Chiffres clés et tendances émergentes
- 92,5 % des nouvelles capacités électriques mondiales en 2024 sont renouvelables. D’après le dernier rapport de l’IRENA, près de 270 GW de solaire photovoltaïque se sont ajoutés à la puissance installée mondiale en 2024, dont 216 GW en Chine – soit plus que toute l’UE réunie la même année.
- En France, 5 GW ont été ajoutés en 2023 (1 % du total mondial).

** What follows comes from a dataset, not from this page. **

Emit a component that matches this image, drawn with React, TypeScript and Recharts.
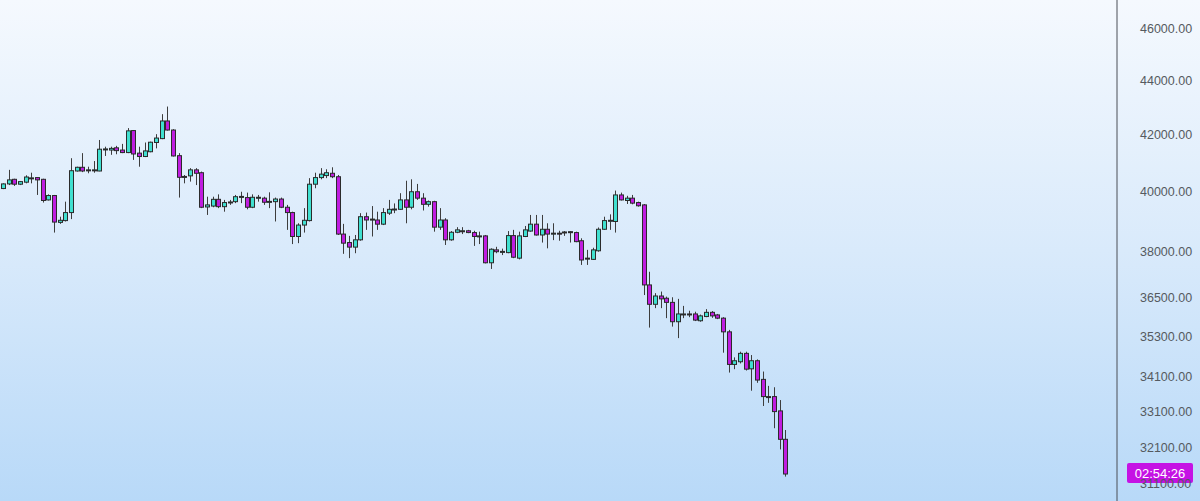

Malgré des records nationaux, la France reste à la traîne de la dynamique mondiale, accentuant sa dépendance technologique alors que l’Europe cherche à relocaliser son industrie.
- Les systèmes d’intelligence artificielle actuels voient leurs limites dans la compréhension des scènes complexes, dynamiques et sociales : pour la mobilité autonome, la robotique industrielle embarquée ou l’assistance à la personne, l’IA « perd le fil » dès qu’il s’agit de prédire des comportements humains.
- Du côté de la biorobotique, des équipes à Tianjin cultivent des organoïdes cérébraux dont les signaux électriques sont traduits en instructions informatiques : une fusion œil-cerveau-machine ouvrant la voie à des robots adaptatifs à très faible consommation, capables de s’intégrer naturellement à des environnements complexes.
- Le secteur des renouvelables représente 166 000 emplois directs en France et plus de 500 entreprises – une filière industrielle menacée si le retard national se creuse.
- Le solaire est désormais la source d’électricité la moins chère à installer et exploiter dans nombre de régions du monde, devant le charbon, le gaz ou le nucléaire.
- VivaTech a mis en avant des initiatives comme Ocean Eyes (prédiction IA pour la pêche durable), EMOBOT (détection IA des troubles de l’humeur) : des exemples incarnant la fusion entre IA, industrie et transition environnementale.
- Face à la révolution IA-biorobotique-énergie, la formation devient un enjeu clé : formation initiale, continue, veille technologique et diffusion rapide de nouveaux référentiels métier.
Conclusion
À l’heure où la France doit décider du cap à tenir pour sa future industrie, le dialogue entre experts, ingénieurs et société civile est plus nécessaire que jamais. Car la transition verte, numérique et humaine sera collective… ou ne sera pas.